In light of these facts, we conclude that the deficiency in funds was not the result of bad faith or lack of reasonable care on the part of the court's accountable officers. The improper payment in this case was the result of fraudulent activity over which the clerk, Wayne W. Wolfe, and the chief deputy clerk, Jamilia A. George, had no control. Furthermore, collection action is not possible, because Harvey F. Bell, Jr. cannot be located and SeaQuest has been dissolved. For these reasons, we relieve Wayne W. Wolfe and Jamilia A. George of liability for the improper payment. We also concur in your proposal to restore the money to the registry fund from agency appropriations currently available. See B-198558, B-200108 supra.
Susan A. Poling Associate General Counsel
1. Registry funds deposited in the United States Bankruptcy Court are funds for which the clerk of the court and his subordinates are accountable.
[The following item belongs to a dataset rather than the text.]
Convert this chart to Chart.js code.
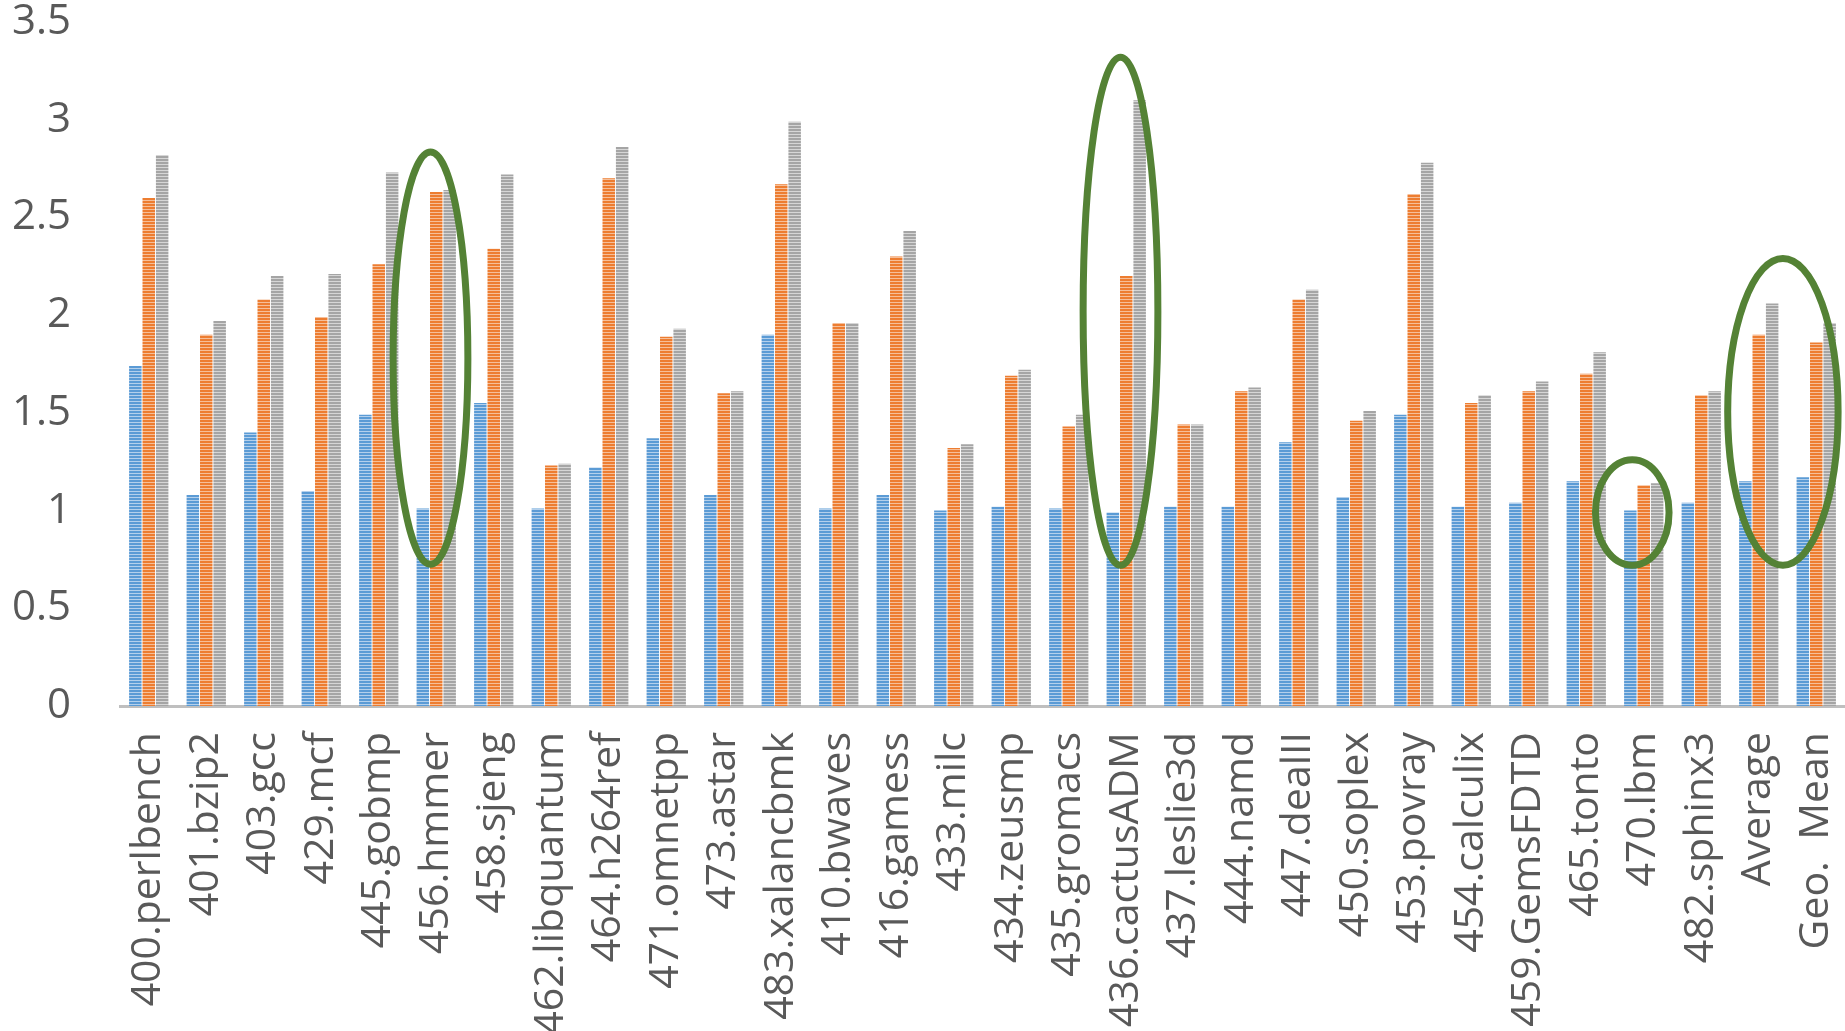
<!DOCTYPE html>
<html>
<head>
<meta charset="utf-8">
<script src="https://cdn.jsdelivr.net/npm/chart.js@4.4.1/dist/chart.umd.min.js"></script>
<style>
  html, body { margin: 0; padding: 0; background: #fff; }
  #wrap { width: 1845px; height: 1031px; }
</style>
</head>
<body>
<div id="wrap"><canvas id="chart" width="1845" height="1031"></canvas></div>
<script>
// ------------------------- DATA -------------------------
const benchmarks = [
  '400.perlbench', '401.bzip2', '403.gcc', '429.mcf', '445.gobmp', '456.hmmer',
  '458.sjeng', '462.libquantum', '464.h264ref', '471.omnetpp', '473.astar',
  '483.xalancbmk', '410.bwaves', '416.gamess', '433.milc', '434.zeusmp',
  '435.gromacs', '436.cactusADM', '437.leslie3d', '444.namd', '447.dealII',
  '450.soplex', '453.povray', '454.calculix', '459.GemsFDTD', '465.tonto',
  '470.lbm', '482.sphinx3', 'Average', 'Geo.  Mean'
];

const seriesBlue = [
  1.74, 1.08, 1.40, 1.10, 1.49, 1.01, 1.55, 1.01, 1.22, 1.37,
  1.08, 1.90, 1.01, 1.08, 1.00, 1.02, 1.01, 0.99, 1.02, 1.02,
  1.35, 1.07, 1.49, 1.02, 1.04, 1.15, 1.00, 1.04, 1.15, 1.17
];
const seriesOrange = [
  2.60, 1.90, 2.08, 1.99, 2.26, 2.63, 2.34, 1.23, 2.70, 1.89,
  1.60, 2.67, 1.96, 2.30, 1.32, 1.69, 1.43, 2.20, 1.44, 1.61,
  2.08, 1.46, 2.62, 1.55, 1.61, 1.70, 1.13, 1.59, 1.90, 1.86
];
const seriesGray = [
  2.82, 1.97, 2.20, 2.21, 2.73, 2.64, 2.72, 1.24, 2.86, 1.93,
  1.61, 2.99, 1.96, 2.43, 1.34, 1.72, 1.49, 3.10, 1.44, 1.63,
  2.13, 1.51, 2.78, 1.59, 1.66, 1.81, 1.14, 1.61, 2.06, 1.96
];

const yTicks = [0, 0.5, 1, 1.5, 2, 2.5, 3, 3.5];

// green ellipses: centre (category index, value), radii (categories, value)
const highlights = [
  { cx: 4.9, cy: 1.78, rx: 0.65, ry: 1.055 },
  { cx: 16.9, cy: 2.02, rx: 0.65, ry: 1.30 },
  { cx: 25.8, cy: 0.99, rx: 0.64, ry: 0.27 },
  { cx: 28.42, cy: 1.505, rx: 0.96, ry: 0.785 }
];

// ------------------------- PATTERNS -------------------------
function stripePattern(color, light) {
  const c = document.createElement('canvas');
  c.width = 4; c.height = 3;
  const g = c.getContext('2d');
  g.fillStyle = light; g.fillRect(0, 0, 4, 3);
  g.fillStyle = color; g.fillRect(0, 0, 4, 2);
  return g.createPattern(c, 'repeat');
}

const ctx = document.getElementById('chart').getContext('2d');

const ellipsePlugin = {
  id: 'ellipses',
  afterDatasetsDraw(chart) {
    const x = chart.scales.x, y = chart.scales.y;
    const catW = x.getPixelForValue(1) - x.getPixelForValue(0);
    const c = chart.ctx;
    c.save();
    c.strokeStyle = '#548235';
    c.lineWidth = 7;
    highlights.forEach(h => {
      const px = x.getPixelForValue(0) + h.cx * catW;
      const py = y.getPixelForValue(h.cy);
      const rx = h.rx * catW;
      const ry = Math.abs(y.getPixelForValue(h.cy + h.ry) - py);
      c.beginPath();
      c.ellipse(px, py, rx, ry, 0, 0, Math.PI * 2);
      c.stroke();
    });
    c.restore();
  }
};

const font = '"Open Sans", sans-serif';

new Chart(ctx, {
  type: 'bar',
  data: {
    labels: benchmarks,
    datasets: [
      { data: seriesBlue, backgroundColor: stripePattern('#5B9BD5', '#B4D0EC') },
      { data: seriesOrange, backgroundColor: stripePattern('#ED7D31', '#F6BF99') },
      { data: seriesGray, backgroundColor: stripePattern('#A5A5A5', '#D6D6D6') }
    ]
  },
  options: {
    responsive: false,
    animation: false,
    devicePixelRatio: 1,
    layout: { padding: { top: 22, left: 0, right: 0, bottom: 0 } },
    plugins: { legend: { display: false }, tooltip: { enabled: false } },
    datasets: { bar: { categoryPercentage: 0.7, barPercentage: 0.93 } },
    scales: {
      x: {
        grid: { display: false, drawTicks: false },
        border: { display: true, color: '#BFBFBF', width: 3 },
        ticks: {
          color: '#595959', font: { family: font, size: 41 }, padding: 26,
          minRotation: 90, maxRotation: 90, autoSkip: false
        },
        afterFit: s => { s.height = 325; s.paddingLeft = 0; s.paddingRight = 0; }
      },
      y: {
        min: 0, max: 3.5,
        afterBuildTicks: s => { s.ticks = yTicks.map(v => ({ value: v })); },
        grid: { display: false, drawTicks: false },
        border: { display: false },
        ticks: { color: '#595959', font: { family: font, size: 42 }, padding: 49, callback: v => String(v) },
        afterFit: s => { s.width = 120; s.paddingTop = 0; s.paddingBottom = 0; }
      }
    }
  },
  plugins: [ellipsePlugin]
});
</script>
</body>
</html>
2. Relief is granted under 31 U.S.C. Sec. 3527(c) to the clerk and the chief deputy clerk of the United States Bankruptcy Court from liability for the loss of $1,369.83 resulting from erroneous payment to a claimant who was not a true creditor of corporation that was the subject of litigation before the court.
1. Funds locators write to the court from time to time to request copies of unclaimed funds reports; the funds locators then try to locate creditors who may be entitled to funds that are being held by the court.
2. It is not clear whether Harvey Bell submitted an affidavit in support of his claim. SeaQuest's cover letter indicated that a creditor affidavit was attached. However, in response to our request that the agency provide us with a copy of Harvey Bell's affidavit, you stated that there was no such affidavit in the court's file. The clerk of the court stated "[T]his does not mean that the affidavit was not submitted. There was a lot of activity in the paperwork as the record shows, multiple copying and routing to law clerk, judge, financial, myself etc. It may have been lost or misfiled."
3. In attempting to locate Harvey F. Bell, Jr., the bankruptcy clerk performed computer searches of motor vehicle registrations, fishing license databases, real property records, and civil and criminal filings.